▶ **Input rows**:
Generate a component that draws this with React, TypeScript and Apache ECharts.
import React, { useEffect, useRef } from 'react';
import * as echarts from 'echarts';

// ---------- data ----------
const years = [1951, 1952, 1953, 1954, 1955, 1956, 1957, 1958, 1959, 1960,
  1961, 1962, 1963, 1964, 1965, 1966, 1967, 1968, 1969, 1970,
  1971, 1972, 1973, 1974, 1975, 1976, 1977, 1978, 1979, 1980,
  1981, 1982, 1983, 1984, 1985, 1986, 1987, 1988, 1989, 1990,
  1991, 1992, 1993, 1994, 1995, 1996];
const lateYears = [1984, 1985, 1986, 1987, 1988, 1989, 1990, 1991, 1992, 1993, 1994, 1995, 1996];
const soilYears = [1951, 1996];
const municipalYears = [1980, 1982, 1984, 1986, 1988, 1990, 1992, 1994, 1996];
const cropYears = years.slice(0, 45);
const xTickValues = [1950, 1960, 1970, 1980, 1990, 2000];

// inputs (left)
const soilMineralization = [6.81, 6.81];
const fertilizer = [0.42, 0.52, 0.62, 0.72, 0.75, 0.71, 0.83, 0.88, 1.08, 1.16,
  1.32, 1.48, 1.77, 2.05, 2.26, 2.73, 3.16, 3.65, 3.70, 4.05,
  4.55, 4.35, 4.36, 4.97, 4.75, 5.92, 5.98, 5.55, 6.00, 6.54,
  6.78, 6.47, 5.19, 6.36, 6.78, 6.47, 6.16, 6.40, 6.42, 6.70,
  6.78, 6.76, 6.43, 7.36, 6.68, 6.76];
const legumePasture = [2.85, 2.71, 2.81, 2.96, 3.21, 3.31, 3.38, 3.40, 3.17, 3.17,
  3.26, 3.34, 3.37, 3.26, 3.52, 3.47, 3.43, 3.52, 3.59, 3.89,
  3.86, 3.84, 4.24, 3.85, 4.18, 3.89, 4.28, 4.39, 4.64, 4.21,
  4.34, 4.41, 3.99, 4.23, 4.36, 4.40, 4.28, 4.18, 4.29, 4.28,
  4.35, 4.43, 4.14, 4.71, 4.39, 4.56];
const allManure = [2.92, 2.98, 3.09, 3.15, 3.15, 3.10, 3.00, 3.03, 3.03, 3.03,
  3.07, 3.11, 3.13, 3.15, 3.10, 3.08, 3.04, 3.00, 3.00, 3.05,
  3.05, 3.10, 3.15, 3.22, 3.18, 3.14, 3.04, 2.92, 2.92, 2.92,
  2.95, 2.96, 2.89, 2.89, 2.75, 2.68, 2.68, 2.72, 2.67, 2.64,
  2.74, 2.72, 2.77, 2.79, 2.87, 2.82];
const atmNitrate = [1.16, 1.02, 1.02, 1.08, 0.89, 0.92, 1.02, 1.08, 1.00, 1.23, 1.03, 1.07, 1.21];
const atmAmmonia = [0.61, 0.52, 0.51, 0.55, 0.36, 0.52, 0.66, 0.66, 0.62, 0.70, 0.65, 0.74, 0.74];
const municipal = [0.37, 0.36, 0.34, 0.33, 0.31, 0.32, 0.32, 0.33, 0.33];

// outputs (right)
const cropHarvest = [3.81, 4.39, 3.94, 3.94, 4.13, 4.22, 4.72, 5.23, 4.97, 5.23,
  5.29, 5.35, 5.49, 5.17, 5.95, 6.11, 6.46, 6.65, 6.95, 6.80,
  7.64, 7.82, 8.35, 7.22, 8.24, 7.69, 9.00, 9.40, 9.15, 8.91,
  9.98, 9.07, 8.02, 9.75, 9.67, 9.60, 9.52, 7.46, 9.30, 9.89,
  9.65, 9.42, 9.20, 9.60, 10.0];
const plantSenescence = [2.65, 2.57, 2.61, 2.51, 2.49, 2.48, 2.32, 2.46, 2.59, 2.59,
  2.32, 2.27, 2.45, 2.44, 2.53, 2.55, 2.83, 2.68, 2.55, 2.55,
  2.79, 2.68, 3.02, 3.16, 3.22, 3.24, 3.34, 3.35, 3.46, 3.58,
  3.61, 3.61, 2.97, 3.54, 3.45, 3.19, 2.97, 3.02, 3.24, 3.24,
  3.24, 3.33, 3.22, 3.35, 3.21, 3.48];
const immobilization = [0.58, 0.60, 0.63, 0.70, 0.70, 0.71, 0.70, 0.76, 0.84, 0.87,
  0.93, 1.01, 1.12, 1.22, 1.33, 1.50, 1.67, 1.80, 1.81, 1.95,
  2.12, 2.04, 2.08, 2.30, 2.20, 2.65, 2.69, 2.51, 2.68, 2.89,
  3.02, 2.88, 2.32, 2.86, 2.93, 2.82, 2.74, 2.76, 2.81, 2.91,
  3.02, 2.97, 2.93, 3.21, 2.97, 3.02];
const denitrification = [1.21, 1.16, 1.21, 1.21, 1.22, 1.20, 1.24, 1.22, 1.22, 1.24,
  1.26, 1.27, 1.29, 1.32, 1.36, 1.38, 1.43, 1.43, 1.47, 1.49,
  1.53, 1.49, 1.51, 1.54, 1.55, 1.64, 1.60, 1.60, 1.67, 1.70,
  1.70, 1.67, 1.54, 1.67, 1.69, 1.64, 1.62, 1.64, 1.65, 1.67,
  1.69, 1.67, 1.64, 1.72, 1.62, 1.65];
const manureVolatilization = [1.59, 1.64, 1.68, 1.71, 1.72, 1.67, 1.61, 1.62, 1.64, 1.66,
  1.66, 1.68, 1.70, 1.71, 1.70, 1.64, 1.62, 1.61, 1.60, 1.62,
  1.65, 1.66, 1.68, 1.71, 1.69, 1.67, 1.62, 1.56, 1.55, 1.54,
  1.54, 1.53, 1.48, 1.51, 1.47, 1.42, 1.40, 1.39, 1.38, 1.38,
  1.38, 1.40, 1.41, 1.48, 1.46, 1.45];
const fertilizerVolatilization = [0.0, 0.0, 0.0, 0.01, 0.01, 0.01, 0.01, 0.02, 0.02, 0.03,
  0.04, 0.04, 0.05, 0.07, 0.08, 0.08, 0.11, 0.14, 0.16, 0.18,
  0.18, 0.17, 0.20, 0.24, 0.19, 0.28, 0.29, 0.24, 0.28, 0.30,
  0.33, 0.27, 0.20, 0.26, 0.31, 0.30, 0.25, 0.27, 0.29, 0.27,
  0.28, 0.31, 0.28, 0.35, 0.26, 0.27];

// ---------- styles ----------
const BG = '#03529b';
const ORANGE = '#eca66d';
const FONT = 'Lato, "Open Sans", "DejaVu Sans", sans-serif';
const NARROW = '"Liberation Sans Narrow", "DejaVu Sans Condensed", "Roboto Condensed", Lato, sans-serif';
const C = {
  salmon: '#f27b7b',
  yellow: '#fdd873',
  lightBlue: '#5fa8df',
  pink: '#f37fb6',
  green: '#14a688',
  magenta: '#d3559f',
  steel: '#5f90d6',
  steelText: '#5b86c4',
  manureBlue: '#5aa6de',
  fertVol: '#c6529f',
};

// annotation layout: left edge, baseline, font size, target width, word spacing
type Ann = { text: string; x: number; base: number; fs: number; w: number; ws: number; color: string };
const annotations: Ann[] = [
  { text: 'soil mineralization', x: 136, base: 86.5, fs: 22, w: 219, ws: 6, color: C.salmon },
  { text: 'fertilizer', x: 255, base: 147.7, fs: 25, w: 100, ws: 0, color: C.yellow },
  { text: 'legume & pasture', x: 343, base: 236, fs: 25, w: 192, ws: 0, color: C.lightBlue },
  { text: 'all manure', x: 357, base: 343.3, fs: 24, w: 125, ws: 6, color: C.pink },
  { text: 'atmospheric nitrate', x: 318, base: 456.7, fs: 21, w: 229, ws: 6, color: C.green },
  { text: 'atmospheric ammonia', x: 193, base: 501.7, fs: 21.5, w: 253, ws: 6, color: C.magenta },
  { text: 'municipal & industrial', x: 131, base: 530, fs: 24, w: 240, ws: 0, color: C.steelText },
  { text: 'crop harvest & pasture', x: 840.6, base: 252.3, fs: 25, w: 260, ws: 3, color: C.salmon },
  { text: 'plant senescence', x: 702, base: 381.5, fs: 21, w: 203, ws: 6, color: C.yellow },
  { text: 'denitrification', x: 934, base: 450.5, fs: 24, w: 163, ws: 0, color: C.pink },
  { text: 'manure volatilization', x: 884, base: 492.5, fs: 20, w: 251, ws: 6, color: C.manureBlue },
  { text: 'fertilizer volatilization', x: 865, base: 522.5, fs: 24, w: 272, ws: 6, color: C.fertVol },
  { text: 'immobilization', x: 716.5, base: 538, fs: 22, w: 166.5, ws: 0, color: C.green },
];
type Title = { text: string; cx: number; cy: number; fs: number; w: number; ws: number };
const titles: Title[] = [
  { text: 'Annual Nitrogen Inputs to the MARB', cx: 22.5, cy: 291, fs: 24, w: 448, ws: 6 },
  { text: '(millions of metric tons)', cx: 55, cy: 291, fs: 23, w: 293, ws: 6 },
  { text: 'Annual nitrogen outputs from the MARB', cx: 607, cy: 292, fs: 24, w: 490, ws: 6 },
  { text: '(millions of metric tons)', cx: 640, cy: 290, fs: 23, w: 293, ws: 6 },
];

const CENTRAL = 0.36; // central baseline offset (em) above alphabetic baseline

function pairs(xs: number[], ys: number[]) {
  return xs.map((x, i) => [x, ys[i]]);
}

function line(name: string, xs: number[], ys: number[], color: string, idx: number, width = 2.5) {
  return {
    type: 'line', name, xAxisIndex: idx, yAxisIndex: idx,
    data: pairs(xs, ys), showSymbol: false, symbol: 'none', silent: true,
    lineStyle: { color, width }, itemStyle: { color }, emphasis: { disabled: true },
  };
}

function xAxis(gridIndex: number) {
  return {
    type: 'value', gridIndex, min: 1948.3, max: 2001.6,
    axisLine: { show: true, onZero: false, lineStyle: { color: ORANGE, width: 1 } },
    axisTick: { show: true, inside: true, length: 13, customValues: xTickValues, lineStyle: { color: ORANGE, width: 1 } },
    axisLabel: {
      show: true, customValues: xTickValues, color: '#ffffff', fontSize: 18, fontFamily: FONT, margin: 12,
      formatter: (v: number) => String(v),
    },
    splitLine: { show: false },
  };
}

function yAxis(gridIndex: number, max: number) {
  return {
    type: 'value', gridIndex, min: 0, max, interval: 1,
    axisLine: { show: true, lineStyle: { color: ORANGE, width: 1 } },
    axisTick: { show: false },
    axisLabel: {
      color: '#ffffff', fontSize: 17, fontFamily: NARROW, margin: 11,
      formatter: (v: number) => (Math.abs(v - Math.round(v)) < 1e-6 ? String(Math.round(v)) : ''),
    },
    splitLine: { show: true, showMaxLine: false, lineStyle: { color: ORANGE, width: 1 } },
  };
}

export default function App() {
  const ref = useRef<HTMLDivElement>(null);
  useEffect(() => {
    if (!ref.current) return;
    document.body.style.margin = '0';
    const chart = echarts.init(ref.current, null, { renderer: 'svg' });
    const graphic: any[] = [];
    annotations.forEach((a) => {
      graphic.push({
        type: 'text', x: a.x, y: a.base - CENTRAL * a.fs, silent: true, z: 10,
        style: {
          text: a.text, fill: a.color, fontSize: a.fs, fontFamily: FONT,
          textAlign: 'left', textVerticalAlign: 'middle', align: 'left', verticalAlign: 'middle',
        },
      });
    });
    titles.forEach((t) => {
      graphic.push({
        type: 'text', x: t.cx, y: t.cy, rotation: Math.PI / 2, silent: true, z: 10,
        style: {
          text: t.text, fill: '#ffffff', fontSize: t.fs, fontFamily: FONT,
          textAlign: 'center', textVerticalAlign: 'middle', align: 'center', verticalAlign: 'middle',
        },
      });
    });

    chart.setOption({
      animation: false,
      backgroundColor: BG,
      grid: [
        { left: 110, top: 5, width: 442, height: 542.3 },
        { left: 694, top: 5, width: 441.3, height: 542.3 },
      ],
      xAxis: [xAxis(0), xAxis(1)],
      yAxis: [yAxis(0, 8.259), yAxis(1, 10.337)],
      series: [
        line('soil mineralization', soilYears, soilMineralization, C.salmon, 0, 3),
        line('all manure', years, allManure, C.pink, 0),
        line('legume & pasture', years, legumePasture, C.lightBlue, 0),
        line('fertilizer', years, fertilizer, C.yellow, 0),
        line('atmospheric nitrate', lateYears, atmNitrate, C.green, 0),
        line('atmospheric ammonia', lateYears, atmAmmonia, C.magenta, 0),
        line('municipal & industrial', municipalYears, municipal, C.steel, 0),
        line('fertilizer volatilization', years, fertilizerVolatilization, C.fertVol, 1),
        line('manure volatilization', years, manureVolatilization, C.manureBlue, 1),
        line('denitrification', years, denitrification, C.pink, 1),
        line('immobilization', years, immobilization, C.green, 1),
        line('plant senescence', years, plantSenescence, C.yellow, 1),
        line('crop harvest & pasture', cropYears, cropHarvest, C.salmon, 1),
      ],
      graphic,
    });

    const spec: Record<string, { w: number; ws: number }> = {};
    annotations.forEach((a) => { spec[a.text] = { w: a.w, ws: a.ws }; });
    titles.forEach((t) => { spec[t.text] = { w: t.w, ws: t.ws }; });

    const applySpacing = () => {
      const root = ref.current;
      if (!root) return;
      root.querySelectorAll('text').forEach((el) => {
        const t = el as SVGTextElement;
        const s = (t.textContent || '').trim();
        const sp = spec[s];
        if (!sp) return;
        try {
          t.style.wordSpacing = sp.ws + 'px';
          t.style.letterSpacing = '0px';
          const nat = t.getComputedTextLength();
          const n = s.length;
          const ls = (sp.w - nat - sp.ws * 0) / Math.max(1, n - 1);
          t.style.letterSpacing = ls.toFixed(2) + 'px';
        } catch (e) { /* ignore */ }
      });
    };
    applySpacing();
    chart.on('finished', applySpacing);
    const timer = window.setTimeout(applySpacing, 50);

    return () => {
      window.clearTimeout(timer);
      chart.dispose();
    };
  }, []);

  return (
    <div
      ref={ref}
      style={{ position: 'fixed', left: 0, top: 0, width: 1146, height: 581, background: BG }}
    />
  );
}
* * *
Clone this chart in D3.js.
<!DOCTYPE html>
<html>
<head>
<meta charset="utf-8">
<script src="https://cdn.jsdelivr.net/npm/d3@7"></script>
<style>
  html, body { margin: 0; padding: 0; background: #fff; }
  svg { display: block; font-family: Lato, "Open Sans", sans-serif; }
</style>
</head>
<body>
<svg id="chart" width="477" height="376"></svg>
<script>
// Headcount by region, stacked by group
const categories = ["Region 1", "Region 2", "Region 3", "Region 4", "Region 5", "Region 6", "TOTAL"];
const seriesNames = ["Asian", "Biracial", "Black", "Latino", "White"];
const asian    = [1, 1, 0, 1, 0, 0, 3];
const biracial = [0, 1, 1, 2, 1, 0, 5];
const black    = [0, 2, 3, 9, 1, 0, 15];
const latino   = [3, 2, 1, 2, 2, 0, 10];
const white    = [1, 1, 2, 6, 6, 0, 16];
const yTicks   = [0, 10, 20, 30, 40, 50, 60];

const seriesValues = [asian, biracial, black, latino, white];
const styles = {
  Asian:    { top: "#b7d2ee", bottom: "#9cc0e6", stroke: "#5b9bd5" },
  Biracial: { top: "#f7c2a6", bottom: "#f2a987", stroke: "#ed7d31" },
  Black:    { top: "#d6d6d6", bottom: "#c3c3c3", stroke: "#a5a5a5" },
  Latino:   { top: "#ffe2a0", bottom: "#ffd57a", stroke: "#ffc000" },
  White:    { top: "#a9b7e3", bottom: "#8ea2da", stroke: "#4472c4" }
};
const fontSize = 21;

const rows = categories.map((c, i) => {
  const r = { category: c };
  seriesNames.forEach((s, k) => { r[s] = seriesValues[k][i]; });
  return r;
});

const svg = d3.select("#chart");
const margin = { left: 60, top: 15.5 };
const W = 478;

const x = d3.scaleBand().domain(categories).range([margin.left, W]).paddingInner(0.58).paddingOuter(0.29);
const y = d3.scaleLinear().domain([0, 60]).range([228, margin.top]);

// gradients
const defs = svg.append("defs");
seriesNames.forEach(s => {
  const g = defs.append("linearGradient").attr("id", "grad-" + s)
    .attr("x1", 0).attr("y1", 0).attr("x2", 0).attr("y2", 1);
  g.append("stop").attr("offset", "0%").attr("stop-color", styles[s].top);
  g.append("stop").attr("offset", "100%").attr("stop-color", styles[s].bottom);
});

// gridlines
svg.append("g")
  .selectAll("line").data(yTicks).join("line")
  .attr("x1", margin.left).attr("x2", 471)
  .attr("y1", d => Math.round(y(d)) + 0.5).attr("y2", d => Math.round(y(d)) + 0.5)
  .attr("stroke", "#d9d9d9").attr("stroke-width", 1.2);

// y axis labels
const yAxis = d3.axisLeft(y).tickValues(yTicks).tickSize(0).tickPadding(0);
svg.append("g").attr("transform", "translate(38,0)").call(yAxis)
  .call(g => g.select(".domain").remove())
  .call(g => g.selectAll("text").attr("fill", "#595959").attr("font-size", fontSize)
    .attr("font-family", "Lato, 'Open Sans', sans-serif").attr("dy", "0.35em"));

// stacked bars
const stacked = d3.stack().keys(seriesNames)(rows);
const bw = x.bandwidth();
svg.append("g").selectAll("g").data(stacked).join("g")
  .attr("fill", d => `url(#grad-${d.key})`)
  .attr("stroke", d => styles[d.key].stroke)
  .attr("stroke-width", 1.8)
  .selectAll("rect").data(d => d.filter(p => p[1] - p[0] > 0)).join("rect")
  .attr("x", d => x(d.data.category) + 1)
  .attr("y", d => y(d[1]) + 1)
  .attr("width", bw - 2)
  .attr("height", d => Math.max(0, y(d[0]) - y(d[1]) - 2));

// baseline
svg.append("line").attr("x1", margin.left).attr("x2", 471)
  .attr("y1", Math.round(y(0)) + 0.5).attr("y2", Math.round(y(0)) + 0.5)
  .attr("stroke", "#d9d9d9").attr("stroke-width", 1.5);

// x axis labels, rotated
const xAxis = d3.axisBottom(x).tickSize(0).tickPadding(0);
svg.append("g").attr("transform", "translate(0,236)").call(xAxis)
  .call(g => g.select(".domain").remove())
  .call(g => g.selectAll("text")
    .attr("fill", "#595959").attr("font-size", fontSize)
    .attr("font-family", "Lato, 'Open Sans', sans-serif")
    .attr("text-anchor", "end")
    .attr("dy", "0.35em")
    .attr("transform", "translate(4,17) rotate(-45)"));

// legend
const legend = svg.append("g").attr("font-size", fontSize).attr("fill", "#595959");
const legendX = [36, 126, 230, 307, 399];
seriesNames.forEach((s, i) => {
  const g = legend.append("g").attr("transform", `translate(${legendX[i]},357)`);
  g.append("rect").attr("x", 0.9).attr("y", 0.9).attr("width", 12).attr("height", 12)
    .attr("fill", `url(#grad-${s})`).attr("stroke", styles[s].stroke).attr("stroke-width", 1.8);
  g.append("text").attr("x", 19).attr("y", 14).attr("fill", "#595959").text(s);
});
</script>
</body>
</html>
...
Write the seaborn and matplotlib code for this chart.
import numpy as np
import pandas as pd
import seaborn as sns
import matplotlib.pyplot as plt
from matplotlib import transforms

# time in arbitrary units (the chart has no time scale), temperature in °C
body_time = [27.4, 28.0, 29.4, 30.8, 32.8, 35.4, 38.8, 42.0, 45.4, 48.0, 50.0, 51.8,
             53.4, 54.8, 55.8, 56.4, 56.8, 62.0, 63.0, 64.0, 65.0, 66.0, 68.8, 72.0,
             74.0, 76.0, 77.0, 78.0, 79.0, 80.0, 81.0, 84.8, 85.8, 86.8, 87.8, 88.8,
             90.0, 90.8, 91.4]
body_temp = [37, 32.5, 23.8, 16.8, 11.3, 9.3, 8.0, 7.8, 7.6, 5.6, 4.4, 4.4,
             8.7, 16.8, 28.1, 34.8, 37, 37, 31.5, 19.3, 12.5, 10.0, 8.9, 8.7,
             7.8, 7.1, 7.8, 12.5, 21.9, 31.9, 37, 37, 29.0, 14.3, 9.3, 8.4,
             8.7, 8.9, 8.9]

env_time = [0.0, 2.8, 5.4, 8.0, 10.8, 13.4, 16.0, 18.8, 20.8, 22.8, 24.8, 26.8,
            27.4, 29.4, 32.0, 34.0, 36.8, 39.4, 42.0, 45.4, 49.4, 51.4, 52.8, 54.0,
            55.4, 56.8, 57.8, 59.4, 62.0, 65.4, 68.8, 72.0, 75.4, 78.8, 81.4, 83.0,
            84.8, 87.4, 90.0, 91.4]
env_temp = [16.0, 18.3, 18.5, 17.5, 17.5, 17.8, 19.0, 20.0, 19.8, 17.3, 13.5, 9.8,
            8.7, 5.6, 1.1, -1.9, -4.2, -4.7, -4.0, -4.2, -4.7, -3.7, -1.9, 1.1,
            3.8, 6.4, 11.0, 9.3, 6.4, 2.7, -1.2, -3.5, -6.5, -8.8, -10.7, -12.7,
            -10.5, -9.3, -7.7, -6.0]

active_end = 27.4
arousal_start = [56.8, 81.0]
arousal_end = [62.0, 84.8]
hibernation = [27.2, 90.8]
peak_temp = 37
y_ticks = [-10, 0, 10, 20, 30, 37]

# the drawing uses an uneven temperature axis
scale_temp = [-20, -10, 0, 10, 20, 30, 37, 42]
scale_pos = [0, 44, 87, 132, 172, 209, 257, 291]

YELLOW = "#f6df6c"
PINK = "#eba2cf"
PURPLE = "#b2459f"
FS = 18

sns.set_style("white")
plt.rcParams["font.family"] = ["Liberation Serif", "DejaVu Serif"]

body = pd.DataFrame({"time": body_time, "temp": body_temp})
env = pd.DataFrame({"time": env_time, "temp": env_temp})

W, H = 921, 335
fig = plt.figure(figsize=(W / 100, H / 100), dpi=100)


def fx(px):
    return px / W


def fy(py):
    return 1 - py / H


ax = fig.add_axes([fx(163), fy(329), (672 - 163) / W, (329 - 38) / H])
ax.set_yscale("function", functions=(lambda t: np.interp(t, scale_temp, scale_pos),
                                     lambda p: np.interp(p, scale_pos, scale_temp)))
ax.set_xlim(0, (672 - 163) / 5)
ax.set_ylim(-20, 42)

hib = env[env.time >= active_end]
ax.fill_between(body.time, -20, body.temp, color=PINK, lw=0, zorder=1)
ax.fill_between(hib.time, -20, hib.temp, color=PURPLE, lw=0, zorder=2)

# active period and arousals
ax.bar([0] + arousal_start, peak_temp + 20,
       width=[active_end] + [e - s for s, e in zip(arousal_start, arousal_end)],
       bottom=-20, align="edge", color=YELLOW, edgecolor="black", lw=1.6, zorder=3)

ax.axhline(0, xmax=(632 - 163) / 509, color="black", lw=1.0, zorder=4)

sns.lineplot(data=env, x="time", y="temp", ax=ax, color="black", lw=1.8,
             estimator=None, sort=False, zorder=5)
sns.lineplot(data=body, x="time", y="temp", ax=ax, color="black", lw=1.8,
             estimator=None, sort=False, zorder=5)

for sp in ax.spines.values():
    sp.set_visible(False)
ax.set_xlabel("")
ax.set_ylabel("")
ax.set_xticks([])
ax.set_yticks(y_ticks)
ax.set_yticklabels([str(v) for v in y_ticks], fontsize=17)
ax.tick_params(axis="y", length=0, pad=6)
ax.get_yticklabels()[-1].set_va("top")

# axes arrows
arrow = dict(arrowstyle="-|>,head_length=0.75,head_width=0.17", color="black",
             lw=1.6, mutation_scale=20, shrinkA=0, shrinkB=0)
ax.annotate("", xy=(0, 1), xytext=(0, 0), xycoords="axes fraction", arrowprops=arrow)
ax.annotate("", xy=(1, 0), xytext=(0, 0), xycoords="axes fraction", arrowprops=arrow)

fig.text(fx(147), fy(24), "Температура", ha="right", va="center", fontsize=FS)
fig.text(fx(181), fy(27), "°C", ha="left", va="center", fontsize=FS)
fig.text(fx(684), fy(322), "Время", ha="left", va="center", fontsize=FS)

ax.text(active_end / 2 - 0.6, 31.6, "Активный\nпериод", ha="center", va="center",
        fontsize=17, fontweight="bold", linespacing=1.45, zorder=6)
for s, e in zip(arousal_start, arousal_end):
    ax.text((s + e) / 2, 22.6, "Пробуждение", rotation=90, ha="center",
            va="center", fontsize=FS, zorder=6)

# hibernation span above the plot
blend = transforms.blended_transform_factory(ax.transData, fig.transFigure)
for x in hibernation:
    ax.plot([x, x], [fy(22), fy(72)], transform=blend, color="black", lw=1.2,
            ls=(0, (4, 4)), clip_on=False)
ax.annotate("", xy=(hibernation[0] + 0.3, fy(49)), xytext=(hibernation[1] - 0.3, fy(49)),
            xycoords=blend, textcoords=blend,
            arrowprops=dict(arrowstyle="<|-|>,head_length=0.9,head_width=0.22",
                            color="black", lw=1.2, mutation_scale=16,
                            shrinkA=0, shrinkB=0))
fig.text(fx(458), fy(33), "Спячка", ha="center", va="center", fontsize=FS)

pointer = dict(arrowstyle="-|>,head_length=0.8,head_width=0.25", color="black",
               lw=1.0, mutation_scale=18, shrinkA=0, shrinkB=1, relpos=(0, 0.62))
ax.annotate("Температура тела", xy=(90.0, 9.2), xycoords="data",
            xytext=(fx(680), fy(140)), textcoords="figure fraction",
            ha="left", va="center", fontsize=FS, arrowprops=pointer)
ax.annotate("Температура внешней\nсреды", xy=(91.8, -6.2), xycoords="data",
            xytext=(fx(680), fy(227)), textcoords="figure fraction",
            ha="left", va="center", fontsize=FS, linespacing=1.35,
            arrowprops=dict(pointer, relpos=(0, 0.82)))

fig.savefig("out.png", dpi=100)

▶ **Your task**: Transcribe, exactly and without additions, the lines of the records above, beginning with the line that contains "Generate a component" and ending with the line that contains "0.32, 0.33, 0.33];", both included.

▶ **Task response**:
Generate a component that draws this with React, TypeScript and Apache ECharts.
import React, { useEffect, useRef } from 'react';
import * as echarts from 'echarts';

// ---------- data ----------
const years = [1951, 1952, 1953, 1954, 1955, 1956, 1957, 1958, 1959, 1960,
  1961, 1962, 1963, 1964, 1965, 1966, 1967, 1968, 1969, 1970,
  1971, 1972, 1973, 1974, 1975, 1976, 1977, 1978, 1979, 1980,
  1981, 1982, 1983, 1984, 1985, 1986, 1987, 1988, 1989, 1990,
  1991, 1992, 1993, 1994, 1995, 1996];
const lateYears = [1984, 1985, 1986, 1987, 1988, 1989, 1990, 1991, 1992, 1993, 1994, 1995, 1996];
const soilYears = [1951, 1996];
const municipalYears = [1980, 1982, 1984, 1986, 1988, 1990, 1992, 1994, 1996];
const cropYears = years.slice(0, 45);
const xTickValues = [1950, 1960, 1970, 1980, 1990, 2000];

// inputs (left)
const soilMineralization = [6.81, 6.81];
const fertilizer = [0.42, 0.52, 0.62, 0.72, 0.75, 0.71, 0.83, 0.88, 1.08, 1.16,
  1.32, 1.48, 1.77, 2.05, 2.26, 2.73, 3.16, 3.65, 3.70, 4.05,
  4.55, 4.35, 4.36, 4.97, 4.75, 5.92, 5.98, 5.55, 6.00, 6.54,
  6.78, 6.47, 5.19, 6.36, 6.78, 6.47, 6.16, 6.40, 6.42, 6.70,
  6.78, 6.76, 6.43, 7.36, 6.68, 6.76];
const legumePasture = [2.85, 2.71, 2.81, 2.96, 3.21, 3.31, 3.38, 3.40, 3.17, 3.17,
  3.26, 3.34, 3.37, 3.26, 3.52, 3.47, 3.43, 3.52, 3.59, 3.89,
  3.86, 3.84, 4.24, 3.85, 4.18, 3.89, 4.28, 4.39, 4.64, 4.21,
  4.34, 4.41, 3.99, 4.23, 4.36, 4.40, 4.28, 4.18, 4.29, 4.28,
  4.35, 4.43, 4.14, 4.71, 4.39, 4.56];
const allManure = [2.92, 2.98, 3.09, 3.15, 3.15, 3.10, 3.00, 3.03, 3.03, 3.03,
  3.07, 3.11, 3.13, 3.15, 3.10, 3.08, 3.04, 3.00, 3.00, 3.05,
  3.05, 3.10, 3.15, 3.22, 3.18, 3.14, 3.04, 2.92, 2.92, 2.92,
  2.95, 2.96, 2.89, 2.89, 2.75, 2.68, 2.68, 2.72, 2.67, 2.64,
  2.74, 2.72, 2.77, 2.79, 2.87, 2.82];
const atmNitrate = [1.16, 1.02, 1.02, 1.08, 0.89, 0.92, 1.02, 1.08, 1.00, 1.23, 1.03, 1.07, 1.21];
const atmAmmonia = [0.61, 0.52, 0.51, 0.55, 0.36, 0.52, 0.66, 0.66, 0.62, 0.70, 0.65, 0.74, 0.74];
const municipal = [0.37, 0.36, 0.34, 0.33, 0.31, 0.32, 0.32, 0.33, 0.33];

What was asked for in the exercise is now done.